▶ [Work to do]: Look through the data and write out every line with the word "that" in it.

▶ [Extracted records]:
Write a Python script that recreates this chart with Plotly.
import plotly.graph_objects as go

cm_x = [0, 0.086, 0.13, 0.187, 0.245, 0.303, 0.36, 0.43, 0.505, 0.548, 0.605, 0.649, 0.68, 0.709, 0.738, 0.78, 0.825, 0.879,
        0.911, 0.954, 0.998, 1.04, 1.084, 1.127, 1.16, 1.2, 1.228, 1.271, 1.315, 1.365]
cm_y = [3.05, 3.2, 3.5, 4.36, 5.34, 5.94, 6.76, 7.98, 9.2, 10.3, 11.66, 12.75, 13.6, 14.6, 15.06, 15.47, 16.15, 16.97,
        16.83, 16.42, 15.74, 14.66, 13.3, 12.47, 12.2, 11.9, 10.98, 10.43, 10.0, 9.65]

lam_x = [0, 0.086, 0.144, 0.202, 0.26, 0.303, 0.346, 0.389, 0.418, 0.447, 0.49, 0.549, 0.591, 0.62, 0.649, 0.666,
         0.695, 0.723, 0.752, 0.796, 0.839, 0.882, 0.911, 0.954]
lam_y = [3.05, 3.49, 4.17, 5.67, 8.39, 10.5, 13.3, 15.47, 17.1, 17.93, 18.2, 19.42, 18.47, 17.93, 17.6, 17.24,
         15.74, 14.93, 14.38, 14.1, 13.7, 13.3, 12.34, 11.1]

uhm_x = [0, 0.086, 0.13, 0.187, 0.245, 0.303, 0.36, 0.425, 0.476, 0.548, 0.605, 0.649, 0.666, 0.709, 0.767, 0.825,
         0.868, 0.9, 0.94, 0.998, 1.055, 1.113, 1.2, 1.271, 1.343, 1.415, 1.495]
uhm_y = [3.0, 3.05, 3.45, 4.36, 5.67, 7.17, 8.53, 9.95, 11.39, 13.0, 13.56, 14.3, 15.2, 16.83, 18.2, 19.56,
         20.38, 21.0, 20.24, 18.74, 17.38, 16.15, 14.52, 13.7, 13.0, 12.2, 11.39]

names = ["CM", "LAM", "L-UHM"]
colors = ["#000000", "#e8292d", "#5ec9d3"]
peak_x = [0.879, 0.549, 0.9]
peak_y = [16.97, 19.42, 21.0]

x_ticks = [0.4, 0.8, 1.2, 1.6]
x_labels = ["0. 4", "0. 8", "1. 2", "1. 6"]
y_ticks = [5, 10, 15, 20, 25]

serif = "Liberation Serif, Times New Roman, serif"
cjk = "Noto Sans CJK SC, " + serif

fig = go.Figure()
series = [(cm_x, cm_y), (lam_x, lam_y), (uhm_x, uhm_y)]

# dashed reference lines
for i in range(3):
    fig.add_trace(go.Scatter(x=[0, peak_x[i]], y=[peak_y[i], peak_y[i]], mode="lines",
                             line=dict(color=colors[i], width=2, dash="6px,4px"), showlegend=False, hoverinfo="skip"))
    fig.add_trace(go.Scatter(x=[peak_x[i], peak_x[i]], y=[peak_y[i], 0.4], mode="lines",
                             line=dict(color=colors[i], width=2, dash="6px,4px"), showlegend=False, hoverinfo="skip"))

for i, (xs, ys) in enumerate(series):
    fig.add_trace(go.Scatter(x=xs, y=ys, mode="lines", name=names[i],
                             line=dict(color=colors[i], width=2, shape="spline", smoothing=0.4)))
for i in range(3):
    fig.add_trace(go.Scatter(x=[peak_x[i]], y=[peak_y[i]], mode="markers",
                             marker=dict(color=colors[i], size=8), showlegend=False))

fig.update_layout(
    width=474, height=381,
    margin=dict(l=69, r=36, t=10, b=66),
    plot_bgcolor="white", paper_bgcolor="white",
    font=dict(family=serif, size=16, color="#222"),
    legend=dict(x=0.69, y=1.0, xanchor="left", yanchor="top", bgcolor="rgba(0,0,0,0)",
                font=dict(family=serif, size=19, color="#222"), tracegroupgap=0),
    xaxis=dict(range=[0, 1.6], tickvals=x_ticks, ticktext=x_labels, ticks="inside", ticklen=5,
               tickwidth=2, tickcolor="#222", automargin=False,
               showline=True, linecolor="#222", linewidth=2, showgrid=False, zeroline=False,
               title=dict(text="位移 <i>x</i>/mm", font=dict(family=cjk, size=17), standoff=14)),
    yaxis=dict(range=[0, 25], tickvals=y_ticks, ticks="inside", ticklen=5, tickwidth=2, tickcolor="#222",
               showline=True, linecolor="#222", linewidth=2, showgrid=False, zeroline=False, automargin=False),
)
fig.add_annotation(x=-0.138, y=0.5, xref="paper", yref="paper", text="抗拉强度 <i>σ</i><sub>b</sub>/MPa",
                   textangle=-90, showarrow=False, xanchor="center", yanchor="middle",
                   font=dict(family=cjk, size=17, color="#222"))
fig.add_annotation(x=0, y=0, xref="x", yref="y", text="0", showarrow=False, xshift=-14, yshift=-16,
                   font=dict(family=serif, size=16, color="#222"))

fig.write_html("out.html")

--

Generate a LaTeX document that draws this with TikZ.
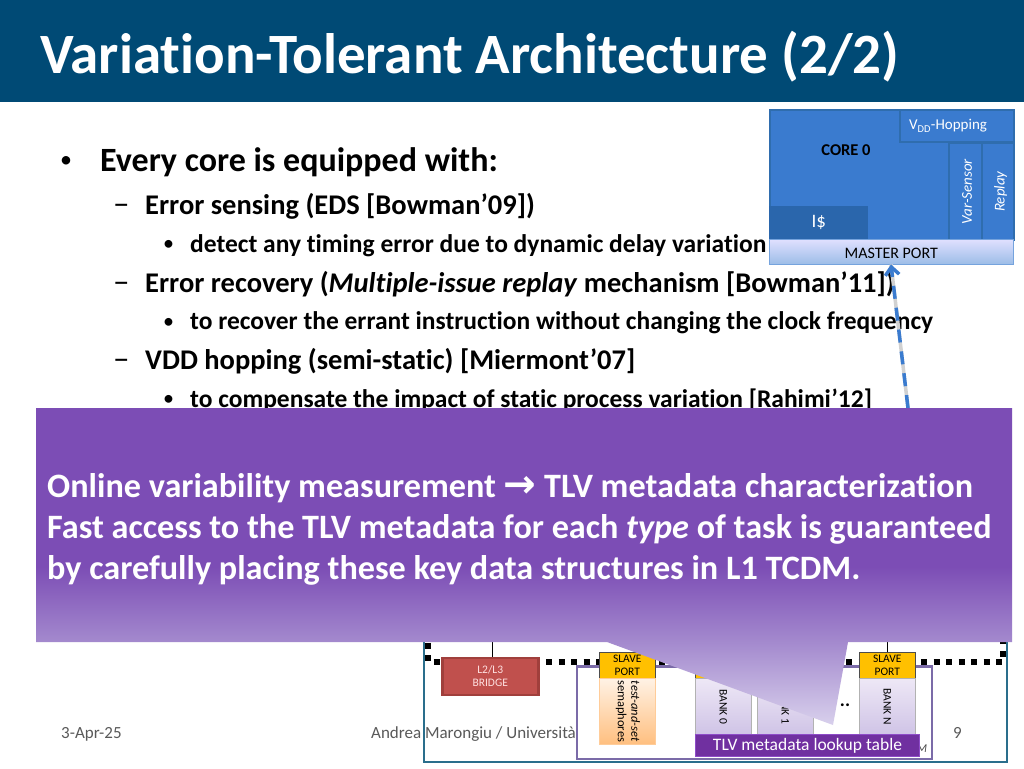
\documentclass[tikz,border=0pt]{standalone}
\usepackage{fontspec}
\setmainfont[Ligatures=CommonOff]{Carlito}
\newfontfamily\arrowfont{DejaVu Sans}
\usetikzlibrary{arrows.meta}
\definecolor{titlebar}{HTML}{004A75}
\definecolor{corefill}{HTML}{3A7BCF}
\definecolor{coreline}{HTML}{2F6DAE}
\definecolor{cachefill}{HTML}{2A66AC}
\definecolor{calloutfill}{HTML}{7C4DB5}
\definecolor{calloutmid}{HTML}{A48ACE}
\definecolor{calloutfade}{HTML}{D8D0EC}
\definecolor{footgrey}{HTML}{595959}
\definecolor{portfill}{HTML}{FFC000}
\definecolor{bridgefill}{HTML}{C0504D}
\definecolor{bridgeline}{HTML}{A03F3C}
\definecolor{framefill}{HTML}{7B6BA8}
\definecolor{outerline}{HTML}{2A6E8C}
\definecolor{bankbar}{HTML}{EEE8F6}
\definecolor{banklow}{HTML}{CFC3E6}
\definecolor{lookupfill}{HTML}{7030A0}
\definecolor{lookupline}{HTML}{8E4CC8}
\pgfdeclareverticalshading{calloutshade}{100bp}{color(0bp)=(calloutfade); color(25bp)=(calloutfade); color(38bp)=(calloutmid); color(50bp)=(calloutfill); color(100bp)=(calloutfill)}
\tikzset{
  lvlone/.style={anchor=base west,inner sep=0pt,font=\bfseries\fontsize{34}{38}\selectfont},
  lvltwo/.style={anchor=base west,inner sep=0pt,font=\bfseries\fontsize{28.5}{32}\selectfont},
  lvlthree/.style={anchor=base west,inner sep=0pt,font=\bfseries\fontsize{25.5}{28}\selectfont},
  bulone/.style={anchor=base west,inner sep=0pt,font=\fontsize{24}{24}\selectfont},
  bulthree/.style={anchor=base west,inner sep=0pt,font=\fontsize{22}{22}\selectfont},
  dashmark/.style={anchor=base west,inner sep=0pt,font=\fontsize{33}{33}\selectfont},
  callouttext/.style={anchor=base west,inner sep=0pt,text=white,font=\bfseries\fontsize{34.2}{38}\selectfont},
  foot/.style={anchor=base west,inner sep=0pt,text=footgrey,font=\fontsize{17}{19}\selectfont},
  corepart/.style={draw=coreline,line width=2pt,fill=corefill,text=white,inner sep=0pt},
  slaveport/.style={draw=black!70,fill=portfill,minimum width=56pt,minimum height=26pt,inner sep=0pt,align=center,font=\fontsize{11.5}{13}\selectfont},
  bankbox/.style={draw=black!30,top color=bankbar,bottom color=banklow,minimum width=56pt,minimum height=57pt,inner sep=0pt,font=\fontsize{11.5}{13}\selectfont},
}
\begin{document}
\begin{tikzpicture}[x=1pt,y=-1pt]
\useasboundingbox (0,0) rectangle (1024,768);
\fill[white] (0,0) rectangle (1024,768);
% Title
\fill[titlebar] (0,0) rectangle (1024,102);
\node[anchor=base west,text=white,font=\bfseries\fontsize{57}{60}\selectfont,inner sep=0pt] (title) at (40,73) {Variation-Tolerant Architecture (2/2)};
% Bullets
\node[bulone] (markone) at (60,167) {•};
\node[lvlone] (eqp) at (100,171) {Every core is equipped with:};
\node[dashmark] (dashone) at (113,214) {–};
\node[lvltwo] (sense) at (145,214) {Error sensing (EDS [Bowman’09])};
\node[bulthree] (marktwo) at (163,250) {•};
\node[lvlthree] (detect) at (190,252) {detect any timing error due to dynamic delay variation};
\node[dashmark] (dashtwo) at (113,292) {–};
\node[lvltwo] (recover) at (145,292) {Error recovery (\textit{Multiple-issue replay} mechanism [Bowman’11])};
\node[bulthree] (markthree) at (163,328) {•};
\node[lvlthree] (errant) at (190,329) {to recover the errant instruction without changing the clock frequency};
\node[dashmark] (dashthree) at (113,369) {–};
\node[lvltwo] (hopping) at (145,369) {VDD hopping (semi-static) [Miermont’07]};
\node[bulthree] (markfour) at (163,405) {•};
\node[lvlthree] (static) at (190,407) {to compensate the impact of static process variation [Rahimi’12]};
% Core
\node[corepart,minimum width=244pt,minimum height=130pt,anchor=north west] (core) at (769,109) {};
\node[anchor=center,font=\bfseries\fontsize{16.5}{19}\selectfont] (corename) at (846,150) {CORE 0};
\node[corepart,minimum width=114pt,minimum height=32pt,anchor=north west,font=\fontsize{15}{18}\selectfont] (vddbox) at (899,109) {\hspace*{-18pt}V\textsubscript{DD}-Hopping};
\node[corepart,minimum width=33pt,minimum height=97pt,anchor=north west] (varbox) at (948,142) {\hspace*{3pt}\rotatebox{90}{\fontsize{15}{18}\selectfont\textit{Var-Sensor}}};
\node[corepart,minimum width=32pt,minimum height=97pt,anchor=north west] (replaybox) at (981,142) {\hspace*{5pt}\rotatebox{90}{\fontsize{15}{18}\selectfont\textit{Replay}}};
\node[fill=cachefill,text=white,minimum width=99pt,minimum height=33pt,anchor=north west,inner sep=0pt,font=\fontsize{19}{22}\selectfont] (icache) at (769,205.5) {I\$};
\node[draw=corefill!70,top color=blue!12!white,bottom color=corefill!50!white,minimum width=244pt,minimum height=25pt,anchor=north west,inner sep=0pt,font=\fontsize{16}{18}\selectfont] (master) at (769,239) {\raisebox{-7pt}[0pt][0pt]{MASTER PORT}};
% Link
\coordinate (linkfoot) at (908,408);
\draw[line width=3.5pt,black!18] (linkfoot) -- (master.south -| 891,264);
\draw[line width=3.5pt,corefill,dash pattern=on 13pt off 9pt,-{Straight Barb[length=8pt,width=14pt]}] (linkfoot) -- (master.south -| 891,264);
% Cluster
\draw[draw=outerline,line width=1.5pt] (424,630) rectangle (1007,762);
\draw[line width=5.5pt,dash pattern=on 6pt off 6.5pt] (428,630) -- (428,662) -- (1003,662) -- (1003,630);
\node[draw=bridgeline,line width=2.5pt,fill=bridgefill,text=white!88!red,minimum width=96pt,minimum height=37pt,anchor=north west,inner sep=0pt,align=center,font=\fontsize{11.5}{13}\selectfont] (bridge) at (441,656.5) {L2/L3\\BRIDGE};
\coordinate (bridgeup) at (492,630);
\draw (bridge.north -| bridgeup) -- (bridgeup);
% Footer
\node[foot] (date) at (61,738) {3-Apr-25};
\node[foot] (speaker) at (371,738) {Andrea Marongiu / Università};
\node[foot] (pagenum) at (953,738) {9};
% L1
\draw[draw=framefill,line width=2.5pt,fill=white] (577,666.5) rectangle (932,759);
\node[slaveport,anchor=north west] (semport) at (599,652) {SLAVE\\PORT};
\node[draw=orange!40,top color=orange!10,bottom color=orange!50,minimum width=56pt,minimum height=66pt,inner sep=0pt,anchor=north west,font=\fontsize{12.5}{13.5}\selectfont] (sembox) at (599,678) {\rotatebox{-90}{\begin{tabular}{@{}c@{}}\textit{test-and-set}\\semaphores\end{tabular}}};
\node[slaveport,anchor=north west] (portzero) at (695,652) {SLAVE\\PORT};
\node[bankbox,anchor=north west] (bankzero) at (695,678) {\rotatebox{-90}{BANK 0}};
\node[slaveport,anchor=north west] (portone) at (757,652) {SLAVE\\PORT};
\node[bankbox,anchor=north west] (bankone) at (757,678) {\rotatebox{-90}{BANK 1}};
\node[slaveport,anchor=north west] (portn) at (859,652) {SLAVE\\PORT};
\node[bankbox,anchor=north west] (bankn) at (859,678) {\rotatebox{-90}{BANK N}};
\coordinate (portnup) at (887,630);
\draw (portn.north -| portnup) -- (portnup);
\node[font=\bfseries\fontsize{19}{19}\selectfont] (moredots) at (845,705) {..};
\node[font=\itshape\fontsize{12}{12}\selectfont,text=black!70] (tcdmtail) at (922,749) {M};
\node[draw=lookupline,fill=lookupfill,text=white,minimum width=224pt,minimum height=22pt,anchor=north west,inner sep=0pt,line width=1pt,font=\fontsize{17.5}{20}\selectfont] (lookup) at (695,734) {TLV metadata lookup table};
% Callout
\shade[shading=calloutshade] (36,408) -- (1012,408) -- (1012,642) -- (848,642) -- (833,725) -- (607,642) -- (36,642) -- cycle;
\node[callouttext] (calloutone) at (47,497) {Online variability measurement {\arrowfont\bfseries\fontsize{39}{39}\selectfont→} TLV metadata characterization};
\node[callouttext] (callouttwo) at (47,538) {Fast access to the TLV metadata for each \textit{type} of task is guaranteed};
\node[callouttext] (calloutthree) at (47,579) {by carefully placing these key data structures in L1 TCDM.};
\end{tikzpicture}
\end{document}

▶ [Correct output]:
Write a Python script that recreates this chart with Plotly.
Generate a LaTeX document that draws this with TikZ.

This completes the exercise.